• WORK TO BE COMPLETED: Please report every line from the material that contains the word "this".

• DATASET:
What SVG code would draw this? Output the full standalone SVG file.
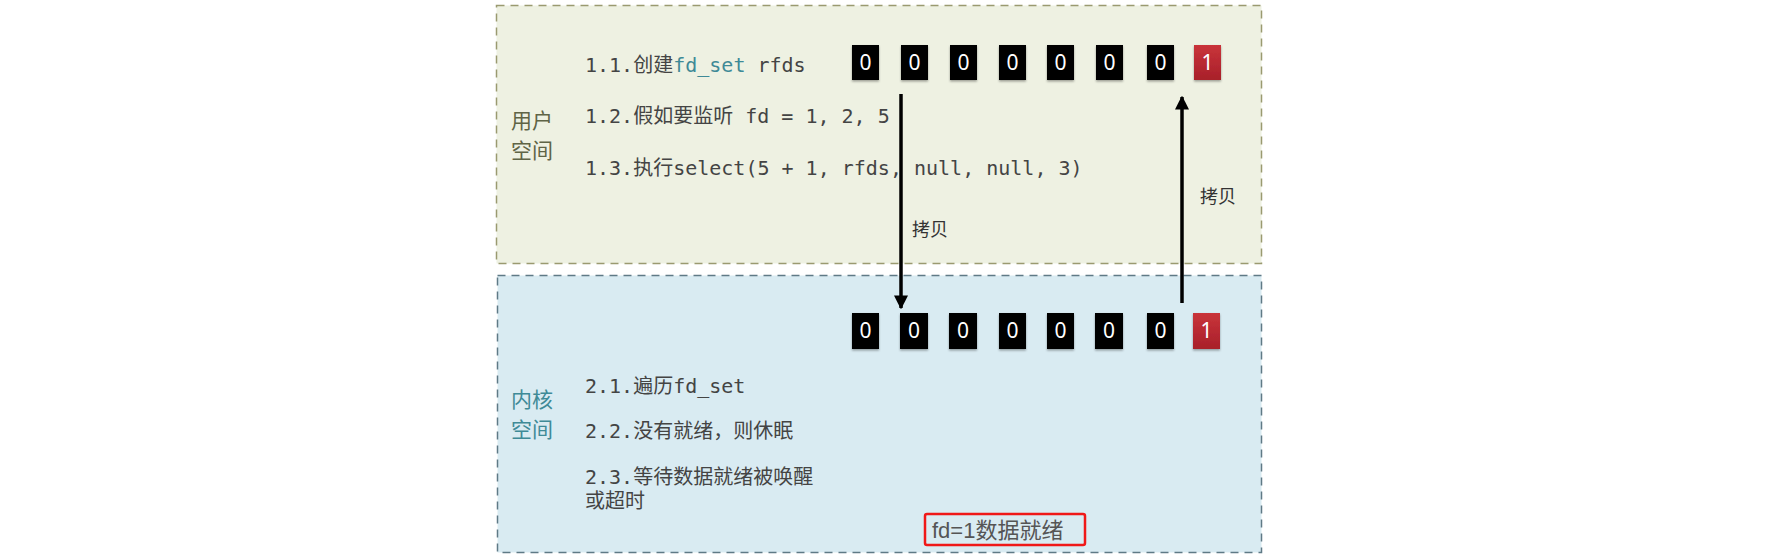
<svg xmlns="http://www.w3.org/2000/svg" width="1782" height="559" viewBox="0 0 1782 559">
<defs>
<style>
.mono{font-family:"DejaVu Sans Mono","Noto Sans CJK SC",monospace;font-size:20px;fill:#444}
.side{font-family:"Noto Sans CJK SC",sans-serif;font-size:21px}
.cell{fill:#050505}
.red{fill:url(#redg)}
.digit{font-family:"Noto Sans","DejaVu Sans",sans-serif;font-size:21px;fill:#fff;text-anchor:middle}
.lbl{font-family:"Noto Sans CJK SC",sans-serif;font-size:18px;fill:#333}
.arrow{stroke:#000;stroke-width:3.5;fill:none}
</style>
<linearGradient id="redg" x1="0" y1="0" x2="0" y2="1">
<stop offset="0" stop-color="#c9343a"/>
<stop offset="1" stop-color="#a8202a"/>
</linearGradient>
<filter id="sh" x="-20%" y="-20%" width="140%" height="150%">
<feDropShadow dx="0" dy="1.5" stdDeviation="1.2" flood-color="#000" flood-opacity="0.35"/>
</filter>
<marker id="ah" viewBox="0 0 10 10" refX="9" refY="5" markerWidth="4" markerHeight="4" orient="auto" markerUnits="strokeWidth">
<path d="M0,0 L10,5 L0,10 z" fill="#000"/>
</marker>
</defs>
<rect width="1782" height="559" fill="#fff"/>

<g id="user-space">
<rect x="496.5" y="5.5" width="765" height="258" fill="#eef1e2" stroke="#9a9a70" stroke-width="1.5" stroke-dasharray="8 6"/>
<text class="side" x="511" y="128" fill="#5f6446">用户</text>
<text class="side" x="511" y="158" fill="#5f6446">空间</text>
<text class="mono" x="585" y="72">1.1.创建<tspan fill="#3f8a97">fd_set</tspan> rfds</text>
<text class="mono" x="585" y="123">1.2.假如要监听 fd = 1, 2, 5</text>
<text class="mono" x="585" y="175">1.3.执行select(5 + 1, rfds, null, null, 3)</text>
</g>

<g id="kernel-space">
<rect x="497.5" y="275.5" width="764" height="277" fill="#d9ebf2" stroke="#5f7a86" stroke-width="1.5" stroke-dasharray="8 6"/>
<text class="side" x="511" y="407" fill="#3f8a97">内核</text>
<text class="side" x="511" y="437" fill="#3f8a97">空间</text>
<text class="mono" x="585" y="393">2.1.遍历fd_set</text>
<text class="mono" x="585" y="438">2.2.没有就绪，则休眠</text>
<text class="mono" x="585" y="484">2.3.等待数据就绪被唤醒</text>
<text class="mono" x="585" y="508">或超时</text>
</g>

<g id="user-bits" filter="url(#sh)">
<rect class="cell" x="852" y="45" width="27" height="35"/>
<rect class="cell" x="901" y="45" width="27" height="35"/>
<rect class="cell" x="950" y="45" width="27" height="35"/>
<rect class="cell" x="999" y="45" width="27" height="35"/>
<rect class="cell" x="1047" y="45" width="27" height="35"/>
<rect class="cell" x="1096" y="45" width="27" height="35"/>
<rect class="cell" x="1147" y="45" width="27" height="35"/>
<rect class="red" x="1194" y="45" width="27" height="35"/>
</g>
<g id="user-bit-labels">
<text class="digit" x="865.5" y="70">0</text>
<text class="digit" x="914.5" y="70">0</text>
<text class="digit" x="963.5" y="70">0</text>
<text class="digit" x="1012.5" y="70">0</text>
<text class="digit" x="1060.5" y="70">0</text>
<text class="digit" x="1109.5" y="70">0</text>
<text class="digit" x="1160.5" y="70">0</text>
<text class="digit" x="1207.5" y="70">1</text>
</g>

<g id="kernel-bits" filter="url(#sh)">
<rect class="cell" x="852" y="313" width="27" height="36"/>
<rect class="cell" x="900" y="313" width="28" height="36"/>
<rect class="cell" x="949" y="313" width="28" height="36"/>
<rect class="cell" x="999" y="313" width="27" height="36"/>
<rect class="cell" x="1047" y="313" width="27" height="36"/>
<rect class="cell" x="1095" y="313" width="28" height="36"/>
<rect class="cell" x="1147" y="313" width="27" height="36"/>
<rect class="red" x="1193" y="313" width="27" height="36"/>
</g>
<g id="kernel-bit-labels">
<text class="digit" x="865.5" y="338">0</text>
<text class="digit" x="914" y="338">0</text>
<text class="digit" x="963" y="338">0</text>
<text class="digit" x="1012.5" y="338">0</text>
<text class="digit" x="1060.5" y="338">0</text>
<text class="digit" x="1109" y="338">0</text>
<text class="digit" x="1160.5" y="338">0</text>
<text class="digit" x="1206.5" y="338">1</text>
</g>

<g id="connectors">
<line class="arrow" x1="901" y1="94" x2="901" y2="308" marker-end="url(#ah)"/>
<line class="arrow" x1="1182" y1="303" x2="1182" y2="97" marker-end="url(#ah)"/>
<text class="lbl" x="912" y="236">拷贝</text>
<text class="lbl" x="1200" y="203">拷贝</text>
</g>

<g id="ready-note">
<rect x="925" y="514" width="160" height="31" rx="2" fill="none" stroke="#f01818" stroke-width="2.5"/>
<text x="932" y="538" font-family="'Liberation Sans','Noto Sans CJK SC',sans-serif" font-size="22" fill="#555">fd=1数据就绪</text>
</g>
</svg>
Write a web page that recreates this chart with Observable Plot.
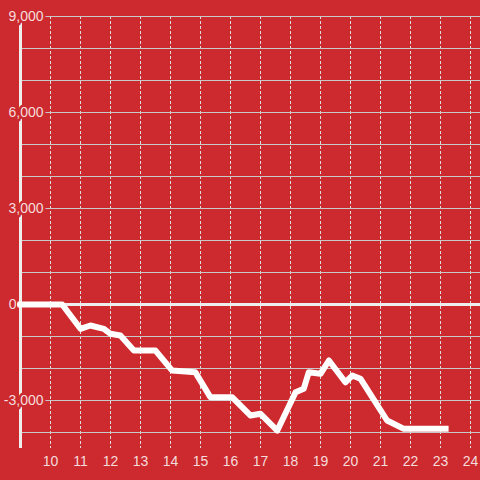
<!DOCTYPE html>
<html>
<head>
<meta charset="utf-8">
<script src="https://cdn.jsdelivr.net/npm/d3@7"></script>
<script src="https://cdn.jsdelivr.net/npm/@observablehq/plot@0.6"></script>
<style>
  html, body { margin: 0; padding: 0; background: #cc2a2f; }
  #chart { width: 480px; height: 480px; }
</style>
</head>
<body>
<div id="chart"></div>
<script>
const hours = [9, 10.39, 11.0, 11.33, 11.78, 12.0, 12.33, 12.78, 13.5, 14.05, 14.83, 15.33, 16.06, 16.67, 17.0, 17.56, 18.17, 18.44, 18.61, 19.0, 19.28, 19.83, 20.06, 20.33, 21.22, 21.78, 23.17];
const values = [0, 0, -760, -656, -760, -916, -970, -1440, -1440, -2060, -2120, -2900, -2900, -3470, -3415, -3940, -2740, -2635, -2115, -2165, -1750, -2430, -2220, -2320, -3625, -3885, -3885];
const xTicks = [10, 11, 12, 13, 14, 15, 16, 17, 18, 19, 20, 21, 22, 23, 24];
const yGrid = [-4000, -3000, -2000, -1000, 1000, 2000, 3000, 4000, 5000, 6000, 7000, 8000, 9000];
const yLabels = [-3000, 3000, 6000, 9000];
const zeroLabel = [0];

const series = hours.map((h, i) => ({hour: h, value: values[i]}));
const fmt = d => d.toLocaleString("en-US");
const red = "#cc2a2f";
const textColor = "#f5dcdc";

const chart = Plot.plot({
  width: 480,
  height: 480,
  marginTop: 16,
  marginBottom: 32,
  marginLeft: 20,
  marginRight: 0,
  style: {background: red, fontFamily: "'Liberation Sans', Arial, sans-serif"},
  x: {domain: [9, 24.3333], axis: null},
  y: {domain: [-4500, 9000], axis: null},
  marks: [
    Plot.ruleX(xTicks, {x: d => d, stroke: "#dddddd", strokeWidth: 1, strokeDasharray: "3,2"}),
    Plot.ruleY(yGrid, {y: d => d, stroke: "#c8c8c8", strokeWidth: 1}),
    Plot.ruleX([9], {x: d => d, stroke: "#eeeeee", strokeWidth: 3}),
    Plot.text(yLabels, {x: 9, y: d => d, text: d => fmt(d), textAnchor: "end", dx: 23, fontSize: 14, fill: textColor, stroke: red, strokeWidth: 5, paintOrder: "stroke"}),
    Plot.ruleY(zeroLabel, {y: d => d, x1: 8.9, x2: 24.3333, stroke: "#eeeeee", strokeWidth: 3}),
    Plot.text(zeroLabel, {x: 9, y: d => d, text: d => fmt(d), textAnchor: "end", dx: -4, fontSize: 14, fill: textColor}),
    Plot.line(series, {x: "hour", y: "value", stroke: "#ffffff", strokeWidth: 6, strokeLinejoin: "round", strokeLinecap: "square"}),
    Plot.text(xTicks, {x: d => d, y: -4500, text: d => String(d), dy: 13, fontSize: 14, fill: textColor, lineAnchor: "middle"})
  ]
});
document.getElementById("chart").appendChild(chart);
</script>
</body>
</html>
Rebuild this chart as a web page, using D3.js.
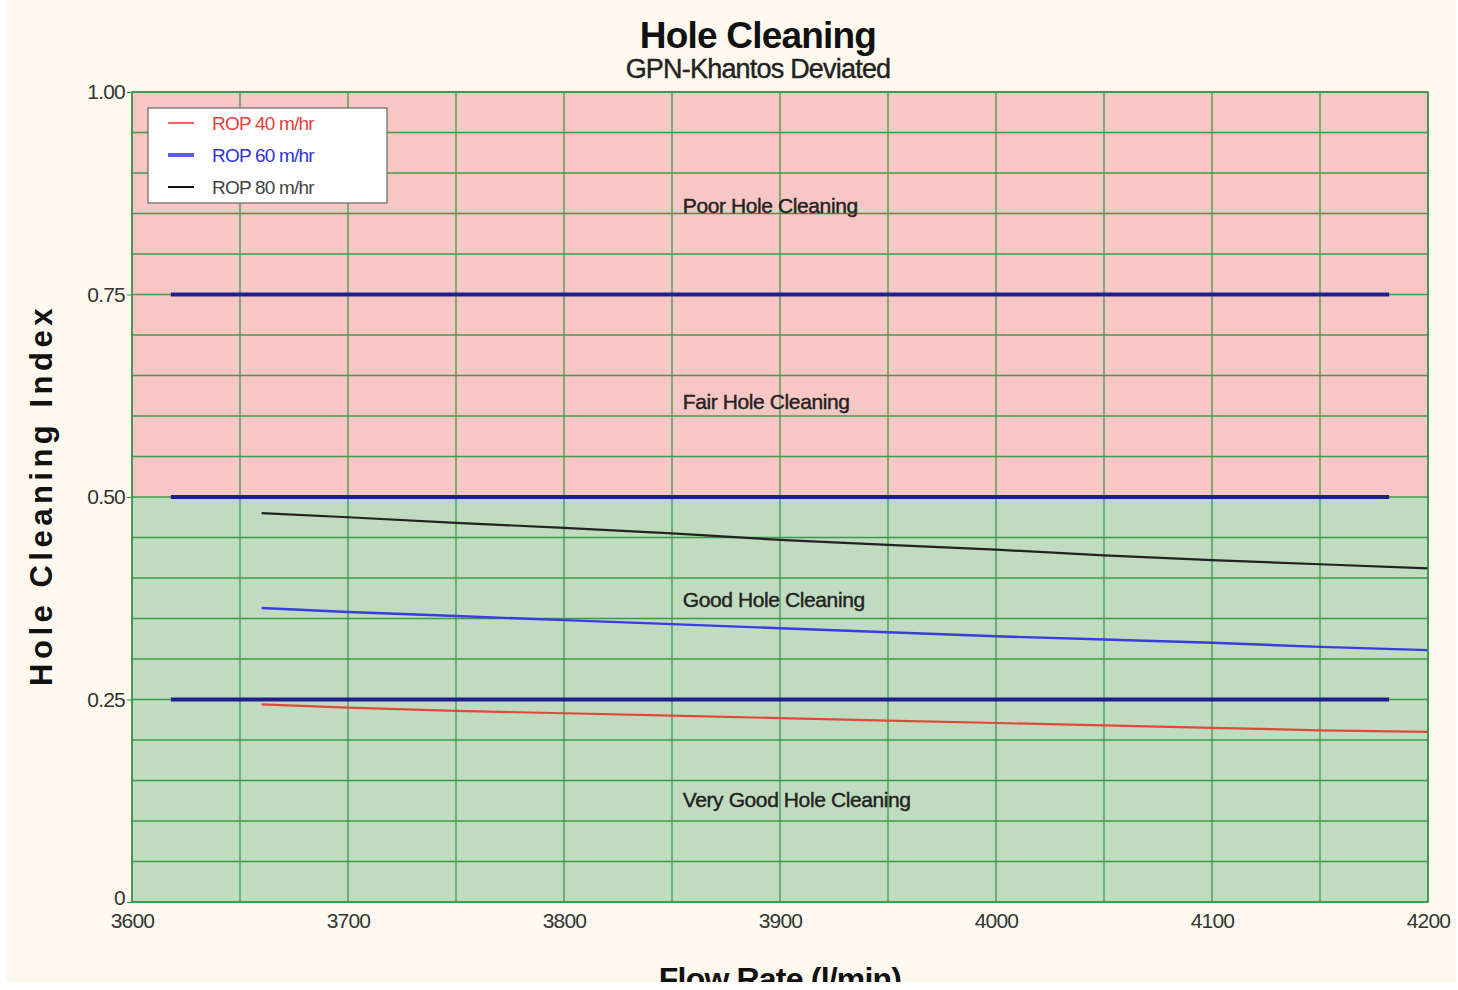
<!DOCTYPE html>
<html>
<head>
<meta charset="utf-8">
<script src="https://cdn.jsdelivr.net/npm/d3@7"></script>
<style>
  body { margin: 0; background: #ffffff; }
  svg { position: absolute; left: 6px; top: 0; }
  .narrow { font-family: "Liberation Sans", Arial, sans-serif; letter-spacing: -0.8px; }
</style>
</head>
<body>
<div id="chart"></div>
<script>
const flowRates = [3660, 3700, 3750, 3800, 3850, 3900, 3950, 4000, 4050, 4100, 4150, 4200];
const rop40 = [0.244, 0.240, 0.236, 0.233, 0.230, 0.227, 0.224, 0.221, 0.218, 0.215, 0.212, 0.210];
const rop60 = [0.363, 0.358, 0.353, 0.348, 0.343, 0.338, 0.333, 0.328, 0.324, 0.320, 0.315, 0.311];
const rop80 = [0.480, 0.475, 0.468, 0.462, 0.455, 0.447, 0.441, 0.435, 0.428, 0.422, 0.417, 0.412];
const seriesNames = ["ROP 40 m/hr", "ROP 60 m/hr", "ROP 80 m/hr"];
const thresholds = [0.25, 0.5, 0.75];
const thresholdRange = [3618, 4182];
const zoneLabels = ["Very Good Hole Cleaning", "Good Hole Cleaning", "Fair Hole Cleaning", "Poor Hole Cleaning"];
const zoneValues = [0.126, 0.373, 0.618, 0.860];
const xTicks = [3600, 3700, 3800, 3900, 4000, 4100, 4200];
const yTicks = [0, 0.25, 0.5, 0.75, 1];
const yTickLabels = ["0", "0.25", "0.50", "0.75", "1.00"];

(() => {
    const W = 1450, H = 982;
    const left = 126, right = 1422, top = 92, bottom = 902;
    const gridColor = "#2f9440";

    const svg = d3.select("#chart").append("svg")
        .attr("width", W).attr("height", H)
        .style("background", "#fdf9ef");

    const x = d3.scaleLinear().domain([3600, 4200]).range([left, right]);
    const y = d3.scaleLinear().domain([0, 1]).range([bottom, top]);

    // zone fills
    svg.append("rect").attr("x", x(3600)).attr("y", y(1))
        .attr("width", x(4200) - x(3600)).attr("height", y(0.5) - y(1))
        .attr("fill", "#f8c6c4");
    svg.append("rect").attr("x", x(3600)).attr("y", y(0.5))
        .attr("width", x(4200) - x(3600)).attr("height", y(0) - y(0.5))
        .attr("fill", "#c0dbbf");

    // grid
    const grid = svg.append("g").attr("stroke", gridColor).attr("stroke-width", 1.3).attr("opacity", 0.9);
    grid.selectAll(".gx").data(d3.range(3600, 4201, 50)).enter().append("line")
        .attr("x1", d => x(d)).attr("x2", d => x(d))
        .attr("y1", y(0)).attr("y2", y(1));
    grid.selectAll(".gy").data(d3.range(0, 21).map(i => i * 0.05)).enter().append("line")
        .attr("x1", x(3600)).attr("x2", x(4200))
        .attr("y1", d => y(d)).attr("y2", d => y(d));

    // axes
    const xAxis = svg.append("g").attr("transform", `translate(0,${bottom})`)
        .call(d3.axisBottom(x).tickValues(xTicks).tickSize(0).tickPadding(11).tickFormat(d3.format("d")));
    xAxis.select(".domain").remove();
    xAxis.selectAll("text").attr("class", "narrow").style("font-size", "21px").attr("fill", "#333");

    const yAxis = svg.append("g").attr("transform", `translate(${left},0)`)
        .call(d3.axisLeft(y).tickValues(yTicks).tickSize(5).tickPadding(2).tickFormat((d, i) => yTickLabels[i]));
    yAxis.select(".domain").remove();
    yAxis.selectAll("line").attr("stroke", gridColor);
    yAxis.selectAll("text").attr("class", "narrow").style("font-size", "21px").attr("fill", "#333")
        .attr("dy", d => d === 0 ? "0.1em" : "0.32em");

    // zone labels
    svg.selectAll(".zone").data(zoneLabels).enter().append("text")
        .attr("class", "narrow")
        .attr("x", x(3855)).attr("y", (d, i) => y(zoneValues[i]))
        .attr("dy", "0.35em")
        .style("font-size", "21px").style("letter-spacing", "-0.4px").attr("fill", "#222")
        .attr("stroke", "#222").attr("stroke-width", 0.4)
        .text(d => d);

    // threshold lines
    svg.selectAll(".thr").data(thresholds).enter().append("line")
        .attr("x1", x(thresholdRange[0])).attr("x2", x(thresholdRange[1]))
        .attr("y1", d => y(d)).attr("y2", d => y(d))
        .attr("stroke", "#1e1e8c").attr("stroke-width", 4);

    // series
    const line = d3.line().x((d, i) => x(flowRates[i])).y(d => y(d));
    const series = [
        { vals: rop40, color: "#e0483c", width: 2.2 },
        { vals: rop60, color: "#3a3ae6", width: 2.4 },
        { vals: rop80, color: "#222222", width: 2.2 }
    ];
    svg.selectAll(".series").data(series).enter().append("path")
        .attr("d", d => line(d.vals))
        .attr("fill", "none")
        .attr("stroke", d => d.color)
        .attr("stroke-width", d => d.width);

    // plot border
    svg.append("rect").attr("x", x(3600)).attr("y", y(1))
        .attr("width", x(4200) - x(3600)).attr("height", y(0) - y(1))
        .attr("fill", "none").attr("stroke", gridColor).attr("stroke-width", 1.5);

    // legend
    const lg = svg.append("g").attr("transform", "translate(142,108)");
    lg.append("rect").attr("width", 239).attr("height", 95)
        .attr("fill", "#ffffff").attr("stroke", "#666").attr("stroke-width", 1.2);
    const legendColors = ["#f06060", "#5a5af0", "#111111"];
    const legendWidths = [2, 4, 2];
    const lgItems = lg.selectAll(".item").data(seriesNames).enter().append("g")
        .attr("transform", (d, i) => `translate(0,${15 + i * 32})`);
    lgItems.append("line").attr("x1", 20).attr("x2", 46)
        .attr("stroke", (d, i) => legendColors[i]).attr("stroke-width", (d, i) => legendWidths[i]);
    lgItems.append("text").attr("class", "narrow")
        .attr("x", 64).attr("dy", "0.35em")
        .style("font-size", "19px")
        .attr("fill", (d, i) => ["#e84040", "#3030e0", "#444"][i])
        .text(d => d);

    // titles
    svg.append("text").attr("class", "narrow")
        .attr("x", 752).attr("y", 48).attr("text-anchor", "middle")
        .style("font-size", "37px").style("font-weight", "bold").attr("fill", "#111")
        .text("Hole Cleaning");
    svg.append("text").attr("class", "narrow")
        .attr("x", 752).attr("y", 78).attr("text-anchor", "middle")
        .style("font-size", "27px").attr("fill", "#222")
        .attr("stroke", "#222").attr("stroke-width", 0.4)
        .text("GPN-Khantos Deviated");

    svg.append("text")
        .attr("transform", `translate(46,${(top + bottom) / 2 - 2}) rotate(-90)`)
        .attr("text-anchor", "middle")
        .style("font-family", "'Liberation Sans', Arial, sans-serif")
        .style("font-size", "31px").style("font-weight", "bold").style("letter-spacing", "4.5px")
        .attr("fill", "#111")
        .text("Hole Cleaning Index");

    svg.append("text").attr("class", "narrow")
        .attr("x", 774).attr("y", 990).attr("text-anchor", "middle")
        .style("font-size", "32px").style("font-weight", "bold").attr("fill", "#111")
        .text("Flow Rate (l/min)");
})();
</script>
</body>
</html>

• EXERCISE SOLUTION:
What SVG code would draw this? Output the full standalone SVG file.
Write a web page that recreates this chart with Observable Plot.
Rebuild this chart as a web page, using D3.js.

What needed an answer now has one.